TFSA vs. RRSP debate - MoneySense

TFSA vs. RRSP debate

The savings rumble has been around in different forms for years.


The TFSA vs. RRSP rumble reminds me of the old “mortgage paydown vs. RRSP contribution” fisticuffs of the past. The theory is that there are limited dollars available and so you must choose the option that will make you a winner.

Both RRSPs and TFSA give you a wide range of options for investments. That’s a draw. Both let you earn income without paying the taxman immediately. Another draw.

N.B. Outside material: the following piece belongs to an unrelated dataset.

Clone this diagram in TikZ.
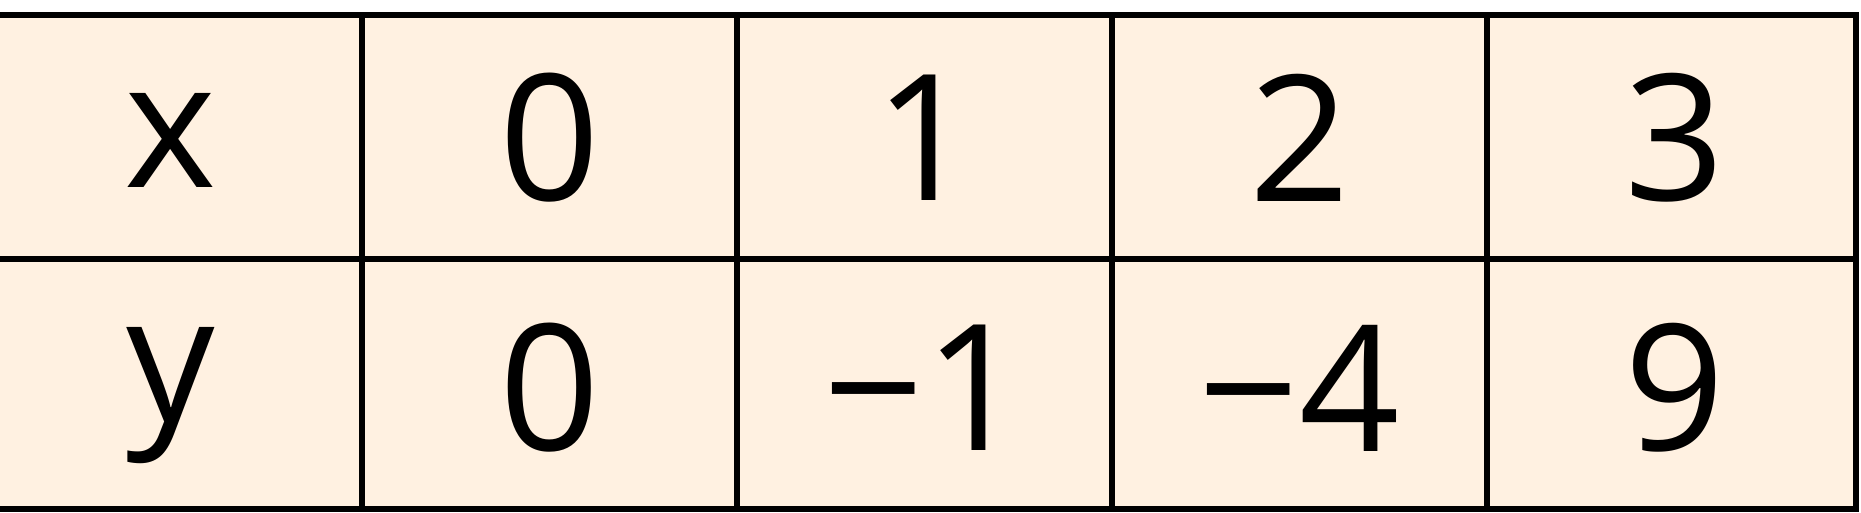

RRSPs have higher limits: a win. And there’s that tax deduction you can take if you’re in a tax bracket you wish you weren’t: a decided win. A $1,000 RRSP contribution will save you $278 at the 27.8% tax bracket, which is what you’ll pay on incomes between $31,000 and $41,600 in Manitoba. The next tax bracket, up to $67,000 taxable income, is taxed at 34.75%, so for every $1,000 you put into an RRSP, you’d get back $347.50. Make a $5,000 contribution and you’d have a tax saving more than $1,700. Sweet.

The offset argument to this is that you might pay as much tax when you’re retired, making the deduction not so clear a win. But wait…have you considered what you did with the money you saved in taxes? If you paid down your debt, that’d be a win. How about using that money to get to mortgage free faster? Another win, right? Or boosting your next year’s RRSP contribution? Wow…win/win.  Or you could use your RRSP refund to fund your TFSA. Talk about having your cake and eating it too.

TFSAs have tax-free income forever: that’s a definite win, particularly for people who will rely on government benefits come time to hang up their duelling pistols. But those people weren’t big RRSP players in any case since there was no major tax incentive to start and they likely didn’t have the financial resources to save. Let’s face it, if you’re planning on relying on the government’s monthly cheques to see you through your golden years, it’s for one of two reasons:

  • you simply don’t make enough money now to save, so you’re used to living on far less, and are in no way capable of saving money with your tight cash flow, or
  • you’re dumber than dirt and spend every cent of your income because you can’t stop scratching your consumer itch.

I feel for the first group; but you’re a thrifty lot and are used to making do.

As for the second, if you had the resources to plan for your future and you wasted them, then perhaps some belt-tightening and learning to make do on less will be your just reward.